Meinungen im Internet: Der 'Gegner' liest mit
Denn das Urteil könnte sich durchaus zu einem Problem für Online-Portale, die von den Bewertungen ihrer Nutzer und den durch sie geschaffenen Content leben, erweisen. Wenn ihre Nutzer vor Abgabe einer Bewertung stets eine mögliche Abmahnung vor Augen haben, so ändert dies möglicherweise ihr Nutzerverhalten. Öffentliche Bewertungen sind eben etwas anderes als die Meinungskundgabe im engsten Freundeskreis, wo man auch einmal unberechtigte und überzogene Kritik loswerden kann, ohne dass dies in jedem Fall justiziabel ist.
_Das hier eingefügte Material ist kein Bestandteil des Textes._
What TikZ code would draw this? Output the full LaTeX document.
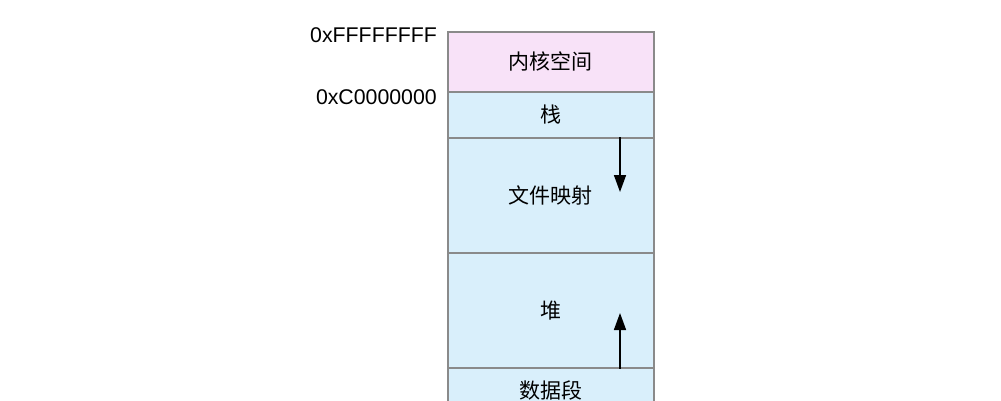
\documentclass[tikz,border=0pt]{standalone}
\usepackage{fontspec}
\setmainfont{Liberation Sans}
\newfontfamily\cjk{Noto Sans CJK SC}
\usetikzlibrary{arrows.meta}
\definecolor{kernfill}{HTML}{F8E2F8}
\definecolor{userfill}{HTML}{D9EFFB}
\definecolor{edge}{HTML}{8A8A8A}
\tikzset{
  seg/.style={draw=edge, line width=1.5pt, fill=userfill, minimum width=206pt,
    minimum height=#1, inner sep=0pt, anchor=north west,
    font=\cjk\fontsize{21}{23}\selectfont},
  kern/.style={seg=#1, fill=kernfill},
  addr/.style={anchor=east, inner sep=0pt, font=\fontsize{21.3}{23}\selectfont},
  growth/.style={draw=black, line width=1.6pt, -{Triangle[length=17pt,width=12pt]}},
}

\begin{document}
\begin{tikzpicture}[x=1pt, y=-1pt]
  \useasboundingbox (0,0) rectangle (1001,400);
  % address space, top to bottom
  \node[kern=60pt] (kernel) at (447,31) {内核空间};
  \node[seg=46pt] (stack) at (447,91) {栈};
  \node[seg=115pt] (mmap) at (447,137) {文件映射};
  \node[seg=115pt] (heap) at (447,252) {堆};
  \node[seg=46pt] (data) at (447,367) {数据段};
  % boundaries
  \node[addr] (top) at (437,35.5) {0xFFFFFFFF};
  \node[addr] (split) at (437,97) {0xC0000000};
  % growth directions
  \coordinate (mmapTip) at (620,192);
  \coordinate (heapTip) at (620,313);
  \draw[growth] (mmap.north -| mmapTip) -- (mmapTip);
  \draw[growth] (heap.south -| heapTip) -- (heapTip);
\end{tikzpicture}
\end{document}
Amazon-Händler scheiterte im „Fliegengitter-Fall“ mit Schadenersatzklage
In einem anderen Fall hat übrigens ein wegen einer negativen Bewertung klagender Amazon-Händler einen Dämpfer vor Gericht hinnehmen müssen. Vor dem Landgericht Augsburg scheiterte er in der als „Fliegengitter-Fall“ bekannt gewordenen Schadenersatzklage gegen einen Kunden. Dieser hatte nach dem Kauf eines Fliegengitters für 22,51 Euro eine negative Bewertung abgegeben, da er die mitgelieferte Montageanleitung (für die der Händler nun ja nichts kann) für mangelhaft hielt. Amazon sperrte darauf hin das Verkaufskonto des Händlers.
Der Händler verlangte 70.000 Euro Schadenersatz für die seiner Meinung nach dadurch verursachten Gewinneinbußen. Dass das Landgericht die Klage letzlich abwies, lag in diesem in diesem Fall daran, dass der Kläger nicht nachweisen konnte, dass die schlechte Bewertung zur Schließung seines Amazon-Kontos geführt hatte.
Kunden müssen bei einer Online-Bewertung jedenfalls besonders vorsichtig da sein, wo es nicht um eine bloße Meinung, sondern um Tatsachen geht. Die Behauptung falscher Tatsachen ist riskant - nicht nur im Internet. Dort allerdings wird nicht so schnell vergessen.